- SET PROBLEM: Include in the output exactly the lines from the opening of the data through the line containing "const EDGE = '#3b3b3b';", and nothing more.

==== DATASET CONTENT ====

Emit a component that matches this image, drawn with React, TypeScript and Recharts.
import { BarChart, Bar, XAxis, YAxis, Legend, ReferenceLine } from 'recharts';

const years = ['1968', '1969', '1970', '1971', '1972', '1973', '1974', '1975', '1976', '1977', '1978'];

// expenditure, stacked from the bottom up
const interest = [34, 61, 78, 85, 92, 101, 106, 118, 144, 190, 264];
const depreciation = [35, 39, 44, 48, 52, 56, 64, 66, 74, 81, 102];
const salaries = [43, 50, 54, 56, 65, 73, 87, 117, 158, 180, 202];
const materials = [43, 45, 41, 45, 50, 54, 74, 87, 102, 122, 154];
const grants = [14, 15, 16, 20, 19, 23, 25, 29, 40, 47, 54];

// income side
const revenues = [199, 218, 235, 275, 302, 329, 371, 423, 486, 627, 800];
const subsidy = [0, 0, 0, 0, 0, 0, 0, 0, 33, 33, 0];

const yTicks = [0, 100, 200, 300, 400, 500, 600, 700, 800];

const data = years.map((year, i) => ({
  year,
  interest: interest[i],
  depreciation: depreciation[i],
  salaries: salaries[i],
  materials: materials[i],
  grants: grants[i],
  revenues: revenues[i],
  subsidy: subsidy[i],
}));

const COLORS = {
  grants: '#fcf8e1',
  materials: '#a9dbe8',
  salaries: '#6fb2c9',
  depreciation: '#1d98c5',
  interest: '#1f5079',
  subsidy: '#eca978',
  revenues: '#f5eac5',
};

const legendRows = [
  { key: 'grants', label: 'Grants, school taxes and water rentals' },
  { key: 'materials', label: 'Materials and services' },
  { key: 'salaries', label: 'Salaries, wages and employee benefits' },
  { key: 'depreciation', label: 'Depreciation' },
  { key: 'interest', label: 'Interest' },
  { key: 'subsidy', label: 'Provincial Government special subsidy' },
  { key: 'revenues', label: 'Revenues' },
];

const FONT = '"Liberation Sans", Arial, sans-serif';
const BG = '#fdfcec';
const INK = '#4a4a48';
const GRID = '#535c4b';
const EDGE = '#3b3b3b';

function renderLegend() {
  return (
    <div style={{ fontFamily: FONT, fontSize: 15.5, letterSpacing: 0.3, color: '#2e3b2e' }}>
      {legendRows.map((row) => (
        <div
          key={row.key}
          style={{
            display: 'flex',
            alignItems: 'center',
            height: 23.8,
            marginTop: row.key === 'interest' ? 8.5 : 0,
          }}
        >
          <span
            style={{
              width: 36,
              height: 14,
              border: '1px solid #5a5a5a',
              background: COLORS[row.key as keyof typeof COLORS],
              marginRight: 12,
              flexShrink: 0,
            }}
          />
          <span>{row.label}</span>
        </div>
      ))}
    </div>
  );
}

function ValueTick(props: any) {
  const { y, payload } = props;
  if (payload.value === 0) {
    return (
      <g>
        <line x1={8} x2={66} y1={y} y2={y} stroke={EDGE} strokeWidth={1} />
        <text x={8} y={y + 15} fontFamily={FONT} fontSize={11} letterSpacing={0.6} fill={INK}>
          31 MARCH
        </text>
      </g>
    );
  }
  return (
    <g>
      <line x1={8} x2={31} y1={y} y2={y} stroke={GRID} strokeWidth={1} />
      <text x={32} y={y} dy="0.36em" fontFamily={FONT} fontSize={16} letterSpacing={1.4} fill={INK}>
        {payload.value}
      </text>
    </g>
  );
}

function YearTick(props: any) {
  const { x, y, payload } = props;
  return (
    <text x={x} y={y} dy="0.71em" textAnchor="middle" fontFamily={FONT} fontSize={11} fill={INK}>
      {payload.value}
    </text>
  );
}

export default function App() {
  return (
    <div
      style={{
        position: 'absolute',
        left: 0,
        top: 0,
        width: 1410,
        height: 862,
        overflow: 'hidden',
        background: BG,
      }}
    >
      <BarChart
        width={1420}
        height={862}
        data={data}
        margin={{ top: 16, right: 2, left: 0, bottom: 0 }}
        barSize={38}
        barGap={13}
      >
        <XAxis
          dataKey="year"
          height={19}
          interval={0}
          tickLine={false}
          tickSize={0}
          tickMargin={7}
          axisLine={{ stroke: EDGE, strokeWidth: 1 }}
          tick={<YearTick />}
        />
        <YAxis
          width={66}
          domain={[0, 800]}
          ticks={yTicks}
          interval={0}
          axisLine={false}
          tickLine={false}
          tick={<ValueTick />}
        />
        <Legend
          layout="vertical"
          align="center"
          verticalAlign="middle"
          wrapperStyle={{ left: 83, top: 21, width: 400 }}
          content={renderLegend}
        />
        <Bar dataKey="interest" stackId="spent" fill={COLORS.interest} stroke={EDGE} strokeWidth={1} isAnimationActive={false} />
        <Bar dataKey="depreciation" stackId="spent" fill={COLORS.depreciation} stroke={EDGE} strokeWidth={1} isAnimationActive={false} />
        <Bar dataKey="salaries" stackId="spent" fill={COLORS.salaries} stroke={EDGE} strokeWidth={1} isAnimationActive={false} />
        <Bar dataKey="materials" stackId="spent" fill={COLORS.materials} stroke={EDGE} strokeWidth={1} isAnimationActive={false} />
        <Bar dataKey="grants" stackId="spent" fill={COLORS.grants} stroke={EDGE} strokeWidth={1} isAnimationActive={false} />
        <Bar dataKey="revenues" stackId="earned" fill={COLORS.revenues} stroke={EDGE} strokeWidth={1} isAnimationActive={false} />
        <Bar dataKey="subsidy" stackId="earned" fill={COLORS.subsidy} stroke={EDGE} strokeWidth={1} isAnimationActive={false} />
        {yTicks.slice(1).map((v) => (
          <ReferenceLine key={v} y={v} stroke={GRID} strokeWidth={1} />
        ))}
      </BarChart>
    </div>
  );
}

====

- CORRECT RESULT:
Emit a component that matches this image, drawn with React, TypeScript and Recharts.
import { BarChart, Bar, XAxis, YAxis, Legend, ReferenceLine } from 'recharts';

const years = ['1968', '1969', '1970', '1971', '1972', '1973', '1974', '1975', '1976', '1977', '1978'];

// expenditure, stacked from the bottom up
const interest = [34, 61, 78, 85, 92, 101, 106, 118, 144, 190, 264];
const depreciation = [35, 39, 44, 48, 52, 56, 64, 66, 74, 81, 102];
const salaries = [43, 50, 54, 56, 65, 73, 87, 117, 158, 180, 202];
const materials = [43, 45, 41, 45, 50, 54, 74, 87, 102, 122, 154];
const grants = [14, 15, 16, 20, 19, 23, 25, 29, 40, 47, 54];

// income side
const revenues = [199, 218, 235, 275, 302, 329, 371, 423, 486, 627, 800];
const subsidy = [0, 0, 0, 0, 0, 0, 0, 0, 33, 33, 0];

const yTicks = [0, 100, 200, 300, 400, 500, 600, 700, 800];

const data = years.map((year, i) => ({
  year,
  interest: interest[i],
  depreciation: depreciation[i],
  salaries: salaries[i],
  materials: materials[i],
  grants: grants[i],
  revenues: revenues[i],
  subsidy: subsidy[i],
}));

const COLORS = {
  grants: '#fcf8e1',
  materials: '#a9dbe8',
  salaries: '#6fb2c9',
  depreciation: '#1d98c5',
  interest: '#1f5079',
  subsidy: '#eca978',
  revenues: '#f5eac5',
};

const legendRows = [
  { key: 'grants', label: 'Grants, school taxes and water rentals' },
  { key: 'materials', label: 'Materials and services' },
  { key: 'salaries', label: 'Salaries, wages and employee benefits' },
  { key: 'depreciation', label: 'Depreciation' },
  { key: 'interest', label: 'Interest' },
  { key: 'subsidy', label: 'Provincial Government special subsidy' },
  { key: 'revenues', label: 'Revenues' },
];

const FONT = '"Liberation Sans", Arial, sans-serif';
const BG = '#fdfcec';
const INK = '#4a4a48';
const GRID = '#535c4b';
const EDGE = '#3b3b3b';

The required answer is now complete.